What’ll be really interesting to see is whether Hathaway can remain effective as the season goes along. He’s now equaled his high mark for NHL games in a season at 26 and certainly dipped as his time went along last season. So far this year, though, Hathaway has opened the door to being a full-timer and not looking back.
A couple weeks ago we highlighted how good the tandem of Rittich and Mike Smith has been this season, but today let’s focus on what we’ve seen specifically from the former half. Yes, Smith has been the biggest part of why the Flames have had league-best goaltending, but Rittich has played his part, too.
Just like Smith has been one of the NHL’s best starting goaltenders, Rittich has been one of the league’s top understudies. In seven appearances, Rittich is 4-1-2 and has impressive save percentage totals.
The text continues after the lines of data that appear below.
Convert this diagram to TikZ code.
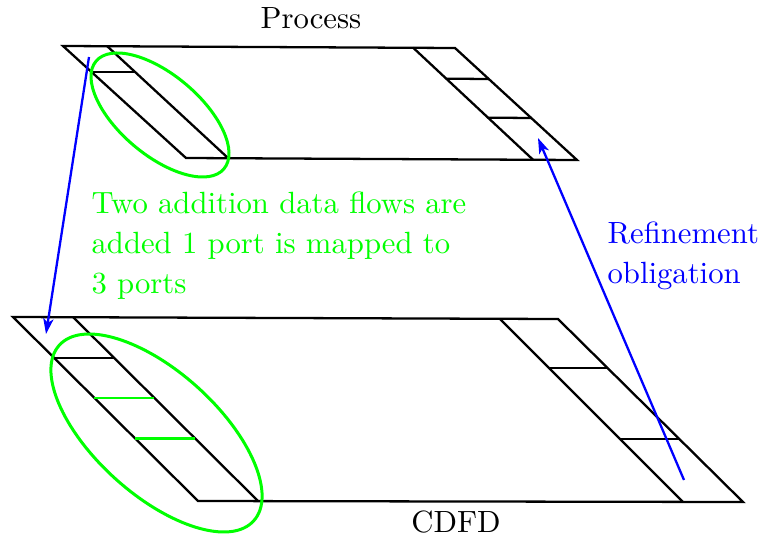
\documentclass[tikz,border=0pt]{standalone}
\usetikzlibrary{calc,arrows.meta}
\begin{document}
\begin{tikzpicture}[x=0.35pt,y=-0.35pt,
  font=\fontsize{10.75}{14}\selectfont,
  edge/.style={line width=0.8pt,line join=miter},
  newport/.style={green,line width=1pt},
  group/.style={green,line width=1.05pt},
  refine/.style={blue,line width=0.8pt,-{Stealth[length=5.4pt,width=3.6pt,inset=1.4pt]}},
  label/.style={inner sep=0pt}]
\useasboundingbox (0,0) rectangle (761,538);

% ---- Process layer ----
\coordinate (pTL) at (63,46);
\coordinate (pTR) at (455,48);
\coordinate (pBR) at (577,160);
\coordinate (pBL) at (186,158);
\coordinate (pLt) at (107,46);   % inner edge of the left port strip
\coordinate (pLb) at (228,158);
\coordinate (pRt) at (413,47.6); % inner edge of the right port strip
\coordinate (pRb) at (533,159.7);
\draw[edge] (pTL) -- (pTR) -- (pBR) -- (pBL) -- cycle;
\draw[edge] (pLt) -- (pLb);
\draw[edge] (pRt) -- (pRb);
\draw[edge] ($(pTL)!0.232!(pBL)$) -- ($(pLt)!0.232!(pLb)$);
\draw[edge] ($(pRt)!0.277!(pRb)$) -- ($(pTR)!0.277!(pBR)$);
\draw[edge] ($(pRt)!0.625!(pRb)$) -- ($(pTR)!0.625!(pBR)$);

% ---- CDFD layer ----
\coordinate (cTL) at (13,317);
\coordinate (cTR) at (558,319);
\coordinate (cBR) at (743,502);
\coordinate (cBL) at (198,501);
\coordinate (cLt) at (73,317);
\coordinate (cLb) at (258,501);
\coordinate (cRt) at (500,319);
\coordinate (cRb) at (683,502);
\draw[edge] (cTL) -- (cTR) -- (cBR) -- (cBL) -- cycle;
\draw[edge] (cLt) -- (cLb);
\draw[edge] (cRt) -- (cRb);
\draw[edge] ($(cTL)!0.223!(cBL)$) -- ($(cLt)!0.223!(cLb)$);
\draw[newport] ($(cTL)!0.44!(cBL)$) -- ($(cLt)!0.44!(cLb)$);
\draw[newport] ($(cTL)!0.658!(cBL)$) -- ($(cLt)!0.658!(cLb)$);
\draw[edge] ($(cRt)!0.268!(cRb)$) -- ($(cTR)!0.268!(cBR)$);
\draw[edge] ($(cRt)!0.656!(cRb)$) -- ($(cTR)!0.656!(cBR)$);

% ---- port groups ----
\coordinate (g1) at (160,115);
\coordinate (g2) at (156.5,433);
\draw[group,rotate around={-40.1:(g1)}] (g1) ellipse [x radius=83.6,y radius=40.2];
\draw[group,rotate around={-42.1:(g2)}] (g2) ellipse [x radius=131,y radius=61.5];

% ---- mapping arrows ----
\coordinate (mapFrom) at (89,57);
\coordinate (mapTo) at (46,334);
\coordinate (refFrom) at (684,480);
\coordinate (refTo) at (538,138);
\draw[refine] (mapFrom) -- (mapTo);
\draw[refine] (refFrom) -- (refTo);

% ---- labels (multi-line nodes sit on the baseline of their last line) ----
\node[label,anchor=base] (proc) at (311,28) {Process};
\node[label,anchor=base] (cdfd) at (456,532) {CDFD};
\node[label,anchor=base west,text=green,align=left] (note) at (91,293)
  {Two addition data flows are\\added 1 port is mapped to\\3 ports};
\node[label,anchor=base west,text=blue,align=left] (oblig) at (607,283)
  {Refinement\\obligation};
\end{tikzpicture}
\end{document}
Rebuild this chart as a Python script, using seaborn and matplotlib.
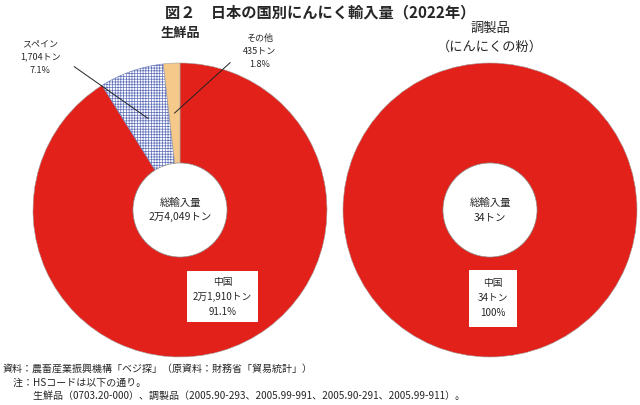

Below is a look at how those totals stack up against the other top backups in the league.
|1||Carter Hutton||0.943||1||Carter Hutton||0.948|
|2||Darcy Kuemper||0.943||2||Michal Neuvirth||0.944|
|3||David Rittich||0.929||3||Ryan Miller||0.943|
|4||Ryan Miller||0.929||4||Darcy Kuemper||0.939|
|5||Juuse Saros||0.926||5||David Rittich||0.936|
From a numbers perspective, Rittich is one of the best backup goalies in the league, which correlates with what we’ve seen on the ice. Rittich has looked solid, calm, and composed in the crease and, most importantly, looks like he belongs in the league.
I think he’s earned a spot as Calgary’s backup for the rest of the season, which is a positive development. Even more promising might be what Rittich can be for this team in the future, though. Goaltenders are notoriously hard to project, but is it out of the question to suggest he might enter the conversation to replace Smith? The fact I can credibly ask that shows how positive Rittich’s work has been thus far.